> **Task directions**
From the listing below, select every line where the word "React" appears.

> **Source excerpt**
---------------
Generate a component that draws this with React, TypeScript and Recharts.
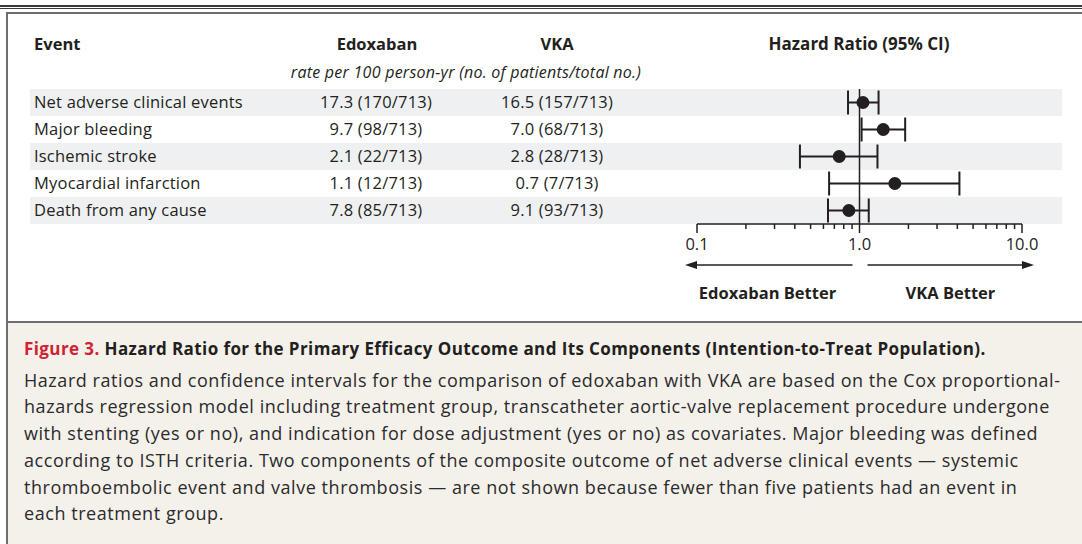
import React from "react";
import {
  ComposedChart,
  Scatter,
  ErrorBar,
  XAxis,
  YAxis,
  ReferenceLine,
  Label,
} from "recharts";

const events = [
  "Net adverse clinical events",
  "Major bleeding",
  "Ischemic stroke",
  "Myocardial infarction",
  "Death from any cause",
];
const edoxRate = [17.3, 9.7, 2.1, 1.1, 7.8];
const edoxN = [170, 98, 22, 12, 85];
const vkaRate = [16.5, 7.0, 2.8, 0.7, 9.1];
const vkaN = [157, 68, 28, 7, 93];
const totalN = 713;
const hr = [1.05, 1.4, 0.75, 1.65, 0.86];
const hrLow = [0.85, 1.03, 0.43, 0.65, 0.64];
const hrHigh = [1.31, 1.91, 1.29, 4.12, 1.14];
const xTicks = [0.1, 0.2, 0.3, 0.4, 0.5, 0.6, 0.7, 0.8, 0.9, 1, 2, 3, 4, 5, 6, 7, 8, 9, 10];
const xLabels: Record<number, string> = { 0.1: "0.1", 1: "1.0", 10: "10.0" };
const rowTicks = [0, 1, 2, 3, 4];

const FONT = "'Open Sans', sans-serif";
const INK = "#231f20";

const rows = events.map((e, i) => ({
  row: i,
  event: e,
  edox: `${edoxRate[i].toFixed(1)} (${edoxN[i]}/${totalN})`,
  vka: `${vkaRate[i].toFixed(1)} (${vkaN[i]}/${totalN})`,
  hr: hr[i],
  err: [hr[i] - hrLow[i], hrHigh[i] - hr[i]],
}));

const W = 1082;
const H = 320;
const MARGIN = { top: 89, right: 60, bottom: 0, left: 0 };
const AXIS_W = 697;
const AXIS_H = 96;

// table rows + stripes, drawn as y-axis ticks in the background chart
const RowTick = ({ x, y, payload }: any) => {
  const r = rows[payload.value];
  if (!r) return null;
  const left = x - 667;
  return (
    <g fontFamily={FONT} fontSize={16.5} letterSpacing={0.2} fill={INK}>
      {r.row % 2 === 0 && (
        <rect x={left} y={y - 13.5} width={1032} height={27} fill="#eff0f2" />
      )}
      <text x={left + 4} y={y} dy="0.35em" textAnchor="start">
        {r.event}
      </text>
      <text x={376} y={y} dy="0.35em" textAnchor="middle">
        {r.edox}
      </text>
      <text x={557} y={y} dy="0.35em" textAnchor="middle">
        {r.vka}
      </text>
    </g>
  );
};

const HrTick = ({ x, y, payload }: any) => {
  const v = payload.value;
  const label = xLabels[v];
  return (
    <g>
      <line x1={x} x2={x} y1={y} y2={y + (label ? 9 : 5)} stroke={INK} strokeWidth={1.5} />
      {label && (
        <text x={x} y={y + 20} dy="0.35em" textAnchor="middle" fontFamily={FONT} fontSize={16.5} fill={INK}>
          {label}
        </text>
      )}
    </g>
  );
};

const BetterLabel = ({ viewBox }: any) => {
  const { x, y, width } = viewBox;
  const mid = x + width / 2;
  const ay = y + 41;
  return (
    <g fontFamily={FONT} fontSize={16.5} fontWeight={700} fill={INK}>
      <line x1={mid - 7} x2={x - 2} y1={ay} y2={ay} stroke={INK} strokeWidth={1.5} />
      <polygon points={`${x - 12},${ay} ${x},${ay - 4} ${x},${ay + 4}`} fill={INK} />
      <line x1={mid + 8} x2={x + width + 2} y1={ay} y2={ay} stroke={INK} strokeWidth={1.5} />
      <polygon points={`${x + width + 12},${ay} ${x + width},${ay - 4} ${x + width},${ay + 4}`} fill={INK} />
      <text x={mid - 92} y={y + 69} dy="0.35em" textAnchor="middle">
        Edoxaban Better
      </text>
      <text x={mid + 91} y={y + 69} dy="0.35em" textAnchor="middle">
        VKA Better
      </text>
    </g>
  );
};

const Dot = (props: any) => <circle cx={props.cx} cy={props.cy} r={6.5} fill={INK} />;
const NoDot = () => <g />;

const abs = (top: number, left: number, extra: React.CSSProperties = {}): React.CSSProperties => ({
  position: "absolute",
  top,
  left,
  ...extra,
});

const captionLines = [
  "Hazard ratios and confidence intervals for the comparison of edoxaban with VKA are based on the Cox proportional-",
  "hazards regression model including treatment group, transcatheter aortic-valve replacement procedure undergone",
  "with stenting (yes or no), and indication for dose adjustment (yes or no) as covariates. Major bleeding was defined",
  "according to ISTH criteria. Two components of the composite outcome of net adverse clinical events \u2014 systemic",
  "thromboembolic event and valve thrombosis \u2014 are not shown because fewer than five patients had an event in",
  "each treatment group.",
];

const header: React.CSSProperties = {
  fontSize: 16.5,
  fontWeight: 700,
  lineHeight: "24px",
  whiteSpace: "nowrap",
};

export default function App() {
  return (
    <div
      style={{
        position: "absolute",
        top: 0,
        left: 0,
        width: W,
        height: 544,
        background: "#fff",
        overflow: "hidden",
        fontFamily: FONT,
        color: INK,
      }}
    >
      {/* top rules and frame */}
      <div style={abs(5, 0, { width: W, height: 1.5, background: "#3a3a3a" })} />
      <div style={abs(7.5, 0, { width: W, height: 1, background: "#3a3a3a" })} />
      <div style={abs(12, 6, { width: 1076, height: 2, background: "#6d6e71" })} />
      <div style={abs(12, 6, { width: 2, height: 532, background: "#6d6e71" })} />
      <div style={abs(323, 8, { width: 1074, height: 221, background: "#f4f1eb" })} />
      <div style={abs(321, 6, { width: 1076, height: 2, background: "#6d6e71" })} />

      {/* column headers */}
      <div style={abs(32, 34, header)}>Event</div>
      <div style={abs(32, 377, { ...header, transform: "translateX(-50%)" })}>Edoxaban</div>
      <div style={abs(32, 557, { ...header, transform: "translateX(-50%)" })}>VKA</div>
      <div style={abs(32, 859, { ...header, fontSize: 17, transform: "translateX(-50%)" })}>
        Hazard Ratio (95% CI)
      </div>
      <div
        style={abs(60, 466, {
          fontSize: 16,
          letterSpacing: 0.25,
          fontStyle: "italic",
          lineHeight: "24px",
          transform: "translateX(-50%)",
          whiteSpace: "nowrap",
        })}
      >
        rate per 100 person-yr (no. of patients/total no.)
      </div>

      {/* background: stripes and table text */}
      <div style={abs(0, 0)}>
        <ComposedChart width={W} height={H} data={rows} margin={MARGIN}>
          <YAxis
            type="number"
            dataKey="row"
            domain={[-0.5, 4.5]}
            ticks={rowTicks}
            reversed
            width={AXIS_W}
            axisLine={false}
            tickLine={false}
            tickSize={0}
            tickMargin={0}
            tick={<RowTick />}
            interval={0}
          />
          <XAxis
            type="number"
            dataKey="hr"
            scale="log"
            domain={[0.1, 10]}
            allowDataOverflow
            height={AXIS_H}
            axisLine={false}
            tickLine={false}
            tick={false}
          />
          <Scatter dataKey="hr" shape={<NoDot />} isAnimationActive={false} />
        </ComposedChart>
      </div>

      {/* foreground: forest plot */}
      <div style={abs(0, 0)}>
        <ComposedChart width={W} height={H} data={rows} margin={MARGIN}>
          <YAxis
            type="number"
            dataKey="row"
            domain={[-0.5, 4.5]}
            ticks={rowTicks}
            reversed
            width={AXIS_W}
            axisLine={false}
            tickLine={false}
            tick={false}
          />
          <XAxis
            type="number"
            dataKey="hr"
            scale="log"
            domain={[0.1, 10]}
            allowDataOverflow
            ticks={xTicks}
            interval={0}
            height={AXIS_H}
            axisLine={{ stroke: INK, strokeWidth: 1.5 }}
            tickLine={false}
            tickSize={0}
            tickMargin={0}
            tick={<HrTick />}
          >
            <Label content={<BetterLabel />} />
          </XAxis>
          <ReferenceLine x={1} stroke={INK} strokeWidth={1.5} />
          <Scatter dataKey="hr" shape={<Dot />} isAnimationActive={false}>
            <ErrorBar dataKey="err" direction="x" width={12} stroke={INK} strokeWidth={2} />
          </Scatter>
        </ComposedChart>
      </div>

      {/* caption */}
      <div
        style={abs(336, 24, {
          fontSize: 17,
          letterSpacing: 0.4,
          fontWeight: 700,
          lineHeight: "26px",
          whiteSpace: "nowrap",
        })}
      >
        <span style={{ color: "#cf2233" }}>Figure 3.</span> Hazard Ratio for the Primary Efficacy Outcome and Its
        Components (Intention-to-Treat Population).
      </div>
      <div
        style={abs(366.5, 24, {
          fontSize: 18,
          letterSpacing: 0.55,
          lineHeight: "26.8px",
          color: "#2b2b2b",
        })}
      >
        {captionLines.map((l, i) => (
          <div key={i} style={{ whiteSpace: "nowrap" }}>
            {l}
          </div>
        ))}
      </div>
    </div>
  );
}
---------------
> **Result of the task**
Generate a component that draws this with React, TypeScript and Recharts.
import React from "react";
const abs = (top: number, left: number, extra: React.CSSProperties = {}): React.CSSProperties => ({
const header: React.CSSProperties = {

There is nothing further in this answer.